In an unprecedented speech to the Dutch parliament this month, Wilders again pointed to the danger a creeping Islamification poses to Holland and Europe, warning it was "a few minutes to midnight." He also chided the ruling party for betraying the Dutch culture and people, calling one minister "stark raving mad" in the speech for having said that sharia law could be introduced into Holland.

Wilders has paid a heavy price for his position. He has had his own freedom restricted. Death threats from Muslim extremists have caused him to be put under 24-hour police protection for the past two years. Wilders thus joins the growing list of people in Europe requiring protection from Islamic radicals. At one time, it was only Salman Rushdie who was forced to live in hiding; now, as one observer pointed out, such people are so numerous they nearly constitute a new, social class.

Most citizens of the Netherlands have forgotten, but the Dutch were once made of sterner stuff. In 1816, Europe was not yet afraid to show enemies her pride and strength. Under British Admiral Edward Pellew and Dutch Admiral Theodorus van Capellen, a combined Anglo-Dutch fleet had arrived at the main base of the Barbary Coast pirates in North Africa at the behest of Europe to put an end to three centuries of brutal, Muslim slave raiding against its shores and shipping. Over that time, an estimated million Europeans, and some Americans, had become the desolate and dishonored victims of Islamic slavery.

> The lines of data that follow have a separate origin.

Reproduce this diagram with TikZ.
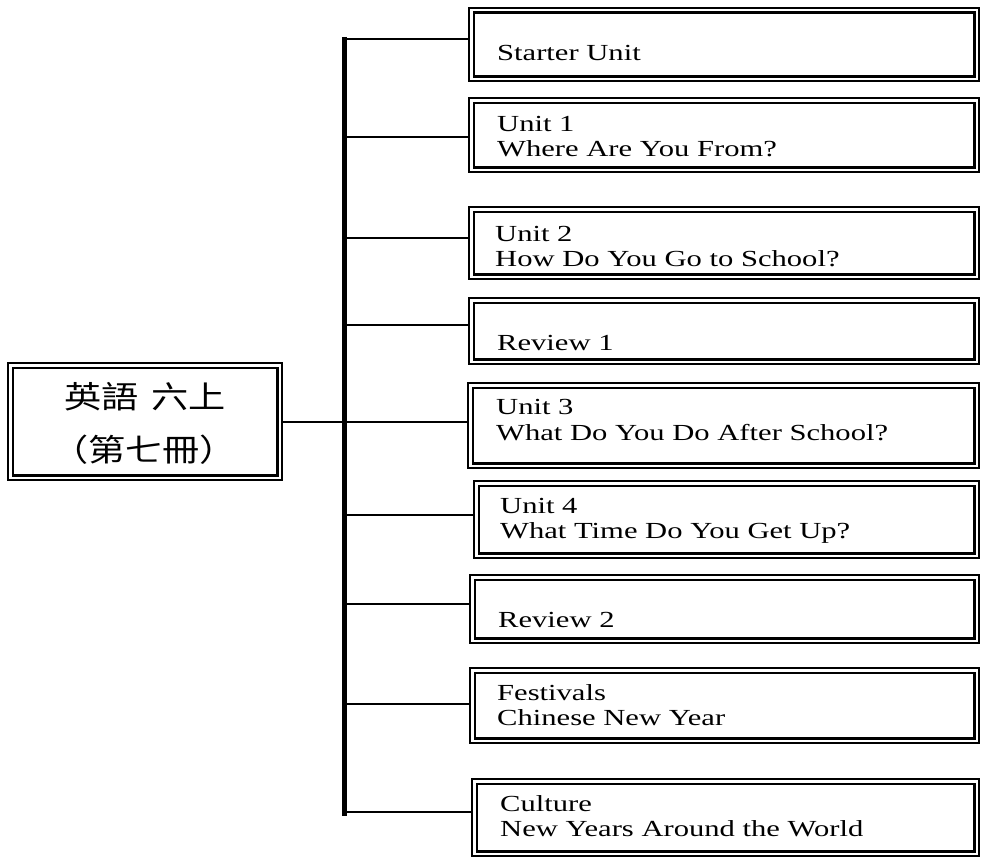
\documentclass[tikz,border=0pt]{standalone}
\usepackage{fontspec}
\setmainfont[FakeStretch=1.33]{Liberation Serif}
\newfontfamily\cjkfont[FakeStretch=1.2]{Noto Sans CJK TC}
\usetikzlibrary{backgrounds}
\begin{document}
\begin{tikzpicture}[x=1pt,y=-1pt,
  ubox/.style={draw=black, line width=2.1pt, double=white, double distance=2.4pt, inner sep=0pt},
  lbl/.style={anchor=base west, inner sep=0pt, font=\fontsize{23}{26}\selectfont, text=black},
  cjklbl/.style={anchor=base, inner sep=0pt, font=\cjkfont\fontsize{31}{34}\selectfont, text=black},
  conn/.style={draw=black, line width=2.7pt},
  barline/.style={draw=black, line width=5pt}]
\useasboundingbox (0,0) rectangle (982,859);
\newcommand\ubox[5]{\node[ubox, minimum width={(#4-#2-6.6)*1pt}, minimum height={(#5-#3-6.6)*1pt}] (#1) at ({(#2+#4)/2},{(#3+#5)/2}) {};}
% boxes
\ubox{main}{7}{362}{283}{481}
\ubox{s0}{468}{7}{980}{82}
\ubox{s1}{468}{97}{980}{173}
\ubox{s2}{468}{206}{980}{280}
\ubox{s3}{468}{297}{980}{365}
\ubox{s4}{467}{382}{980}{469}
\ubox{s5}{473}{480}{980}{559}
\ubox{s6}{469}{574}{980}{644}
\ubox{s7}{469}{667}{980}{744}
\ubox{s8}{471}{778}{980}{857}
% texts
\node[cjklbl] (m1) at (145,408) {英語\hspace{0.4em}六上};
\node[cjklbl] (m2) at (144,461) {（第七冊）};
\node[lbl] (t0) at (497,60) {Starter Unit};
\node[lbl] (t1a) at (497,131) {Unit 1};
\node[lbl] (t1b) at (497,156) {Where Are You From?};
\node[lbl] (t2a) at (495,241) {Unit 2};
\node[lbl] (t2b) at (495,266) {How Do You Go to School?};
\node[lbl] (t3) at (497,350) {Review 1};
\node[lbl] (t4a) at (496,414) {Unit 3};
\node[lbl] (t4b) at (496,440) {What Do You Do After School?};
\node[lbl] (t5a) at (500,513) {Unit 4};
\node[lbl] (t5b) at (500,538) {What Time Do You Get Up?};
\node[lbl] (t6) at (498,627) {Review 2};
\node[lbl] (t7a) at (497,700) {Festivals};
\node[lbl] (t7b) at (497,725) {Chinese New Year};
\node[lbl] (t8a) at (500,811) {Culture};
\node[lbl] (t8b) at (500,836) {New Years Around the World};
% bar and connectors
\coordinate (btop) at (344.5,37);
\coordinate (bbot) at (344.5,816);
\coordinate (bm) at (344.5,422);
\coordinate (b0) at (344.5,39);
\coordinate (b1) at (344.5,137);
\coordinate (b2) at (344.5,238);
\coordinate (b3) at (344.5,325);
\coordinate (b5) at (344.5,515);
\coordinate (b6) at (344.5,604);
\coordinate (b7) at (344.5,704);
\coordinate (b8) at (344.5,812);
\begin{pgfonlayer}{background}
\draw[barline] (btop) -- (bbot);
\draw[conn] (main.east |- bm) -- (bm);
\draw[conn] (b0) -- (b0 -| s0.west);
\draw[conn] (b1) -- (b1 -| s1.west);
\draw[conn] (b2) -- (b2 -| s2.west);
\draw[conn] (b3) -- (b3 -| s3.west);
\draw[conn] (bm) -- (bm -| s4.west);
\draw[conn] (b5) -- (b5 -| s5.west);
\draw[conn] (b6) -- (b6 -| s6.west);
\draw[conn] (b7) -- (b7 -| s7.west);
\draw[conn] (b8) -- (b8 -| s8.west);
\end{pgfonlayer}
\end{tikzpicture}
\end{document}
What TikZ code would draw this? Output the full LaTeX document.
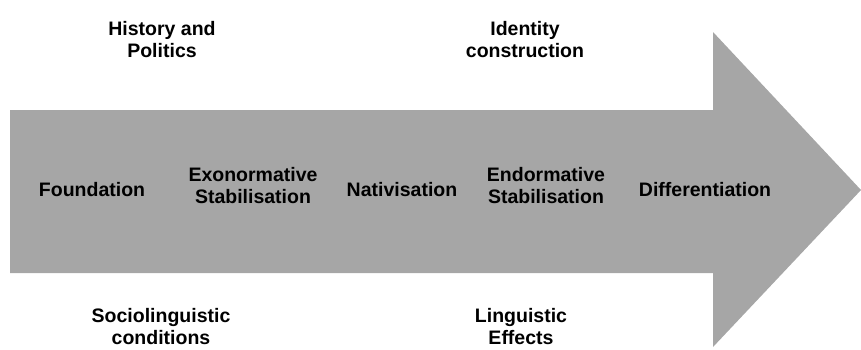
\documentclass[tikz,border=0pt]{standalone}
\usepackage{fontspec}
\setmainfont{Liberation Sans}
\definecolor{arrowgray}{HTML}{A6A6A6}
\begin{document}
\begin{tikzpicture}[x=1pt,y=-1pt,
  lbl/.style={align=center,inner sep=0pt,font=\fontsize{19.5}{22}\selectfont\bfseries}]
\useasboundingbox (0,0) rectangle (861,349);
\fill[arrowgray] (10,110) -- (713,110) -- (713,32) -- (861,190) -- (713,347) -- (713,273) -- (10,273) -- cycle;
\node[lbl] (hist) at (162,40) {History and\\Politics};
\node[lbl] (ident) at (525,40) {Identity\\construction};
\node[lbl] (found) at (92,190) {Foundation};
\node[lbl] (exo) at (253,186) {Exonormative\\Stabilisation};
\node[lbl] (nat) at (402,190) {Nativisation};
\node[lbl] (endo) at (546,186) {Endormative\\Stabilisation};
\node[lbl] (diff) at (705,190) {Differentiation};
\node[lbl] (socio) at (161,327) {Sociolinguistic\\conditions};
\node[lbl] (ling) at (521,327) {Linguistic\\Effects};
\end{tikzpicture}
\end{document}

After an hours-long battle before Algiers, van Capellen's squadron helped defeat the Muslim defenses and rescue three thousand Christian slaves. Two thousand of the defenders' bodies were counted strewn across the harbor along with the wreckage of their pirate ships. Dutch losses totaled thirteen dead and the English about one hundred.

Europe is now light years away from such a resolute response to the threat of radical Islam. And that makes Wilders’ film -- a lone note of dissent in a continent resigned to cultural submission -- all the more important.